At the same time, more than 550 new non-clinical jobs have been created, across the country to drive through the ‘reforms’. MThe report is based on a series of Freedom of Information (FOIs) requests sent to Sustainability and Transformation Partnerships (STPs) and Integrated Care Systems (ICSs).
Thirty of the 44 geographical areas covered by these bodies responded with new data, while information from a further nine was already available. The FOIs requested information on the spending of STPs and ICSs on private consultancy firms and whether new jobs had been created as part of that.
Based on this information, the analysis discovered: • Overall £26m had been spent on consultancy firms and projects by the STPs and ICSs that responded. • 11 of the 44 original STP areas admitted to spending more than £500,000 on private firms.
• Some of the world’s biggest consultancy companies have been tasked with projects looking at ‘reviewing demand and capacity’ and ‘supporting sustainability’ – with several of their bills running into seven figures. • More than 550 jobs have been created across the country, with either new staff brought in or existing non-clinical NHS employees seconded, with an annual salary bill of around £32m.
• The figures reveal an expensive new cadre of senior staff being formed with 316 of the jobs attracting annual salaries of up to £142,500. • The true costs may be even bigger, owing to some STP or ICSs footprints either failing to update previously supplied figures, or not providing any information at all.
The STP footprints spending include: • Kent and Medway spent almost £8.2m on consultancy costs and created 36 job roles at a cost of £2.4m. • South East London spent almost £4.2m on consultancy costs and created 26 job roles at a cost of almost £1.7m.
• Greater Manchester – which is a unique devolved area – has 104 staff delivering transformation programmes at a cost of more than £6.4m of NHS funding. • South Yorkshire and Bassetlaw spent over £1.8m on consultancy costs and created 13 job roles at the cost of over £1.2m.

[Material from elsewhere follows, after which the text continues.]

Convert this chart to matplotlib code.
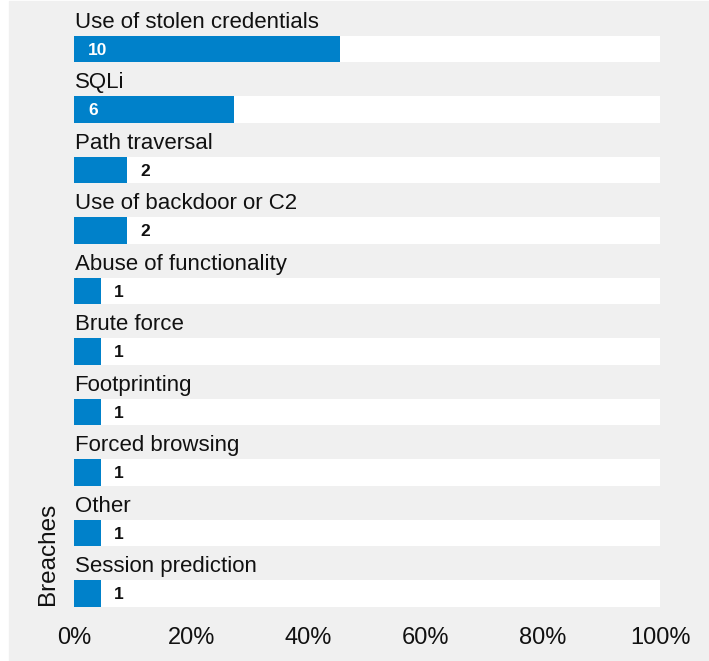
import matplotlib

matplotlib.use("Agg")
import matplotlib.pyplot as plt
from matplotlib.patches import Rectangle

plt.rcParams["font.family"] = ["Liberation Sans", "DejaVu Sans"]

categories = [
    "Use of stolen credentials", "SQLi", "Path traversal", "Use of backdoor or C2",
    "Abuse of functionality", "Brute force", "Footprinting", "Forced browsing",
    "Other", "Session prediction",
]
counts = [10, 6, 2, 2, 1, 1, 1, 1, 1, 1]
total = 22
pcts = [100.0 * c / total for c in counts]
ticks = [0, 20, 40, 60, 80, 100]
tick_labels = ["0%", "20%", "40%", "60%", "80%", "100%"]

BLUE = "#0081CA"
BG = "#f0f0f0"

W, H = 709, 661
fig = plt.figure(figsize=(W / 100, H / 100), dpi=100)
fig.patches.append(Rectangle((9 / W, 0), 1 - 9 / W, 1 - 1 / H,
                             transform=fig.transFigure, color=BG, zorder=-10))

# axes box in pixels: x 74..660, y 0..615
top_px, bot_px = 0, 615
ax = fig.add_axes([74 / W, 1 - bot_px / H, (660 - 74) / W, (bot_px - top_px) / H])
ax.set_facecolor("none")
row = 60.5
ax.set_xlim(0, 100)
ax.set_ylim((bot_px - 49) / row, (top_px - 49) / row)

n = len(categories)
ys = list(range(n))
ax.barh(ys, [100] * n, height=0.43, color="white", zorder=1)
ax.barh(ys, pcts, height=0.43, color=BLUE, zorder=2)

for y, cat, c, p in zip(ys, categories, counts, pcts):
    ax.text(0.1, y - 0.35, cat, fontsize=16, color="#111111", va="baseline", ha="left")
    if p > 20:
        ax.text(2.4, y + 0.02, str(c), fontsize=12.5, fontweight="bold", color="white",
                va="center", ha="left", zorder=3)
    else:
        ax.text(p + 2.3, y + 0.02, str(c), fontsize=12.5, fontweight="bold", color="#111111",
                va="center", ha="left", zorder=3)

ax.set_xticks(ticks)
ax.set_xticklabels(tick_labels, fontsize=17, color="#111111")
ax.tick_params(axis="x", length=0, pad=9)
ax.set_yticks([])
for s in ax.spines.values():
    s.set_visible(False)

fig.text(48 / W, 1 - 605 / H, "Breaches", rotation=90, fontsize=17.5, color="#111111",
         ha="center", va="bottom")

fig.savefig("out.png", dpi=100)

• Cambridgeshire and Peterborough have created 32 job roles at a cost of over £1.8m.
Dr Louise Irvine, a Lewisham GP, said: ‘I’m shocked to hear they are spending so much money. Here in Lewisham, like many other parts of the country, we are seeing major cuts to mental health services, school nursing and district nursing.
‘We’ve had public health cuts like weight management, breastfeeding support and smoking-cessation services totalling millions of pounds. This affects my daily work – we have no one to signpost people to any more.
‘To hear this money is available to spend on this kind of thing and taken away from vital frontline care seems profoundly immoral.’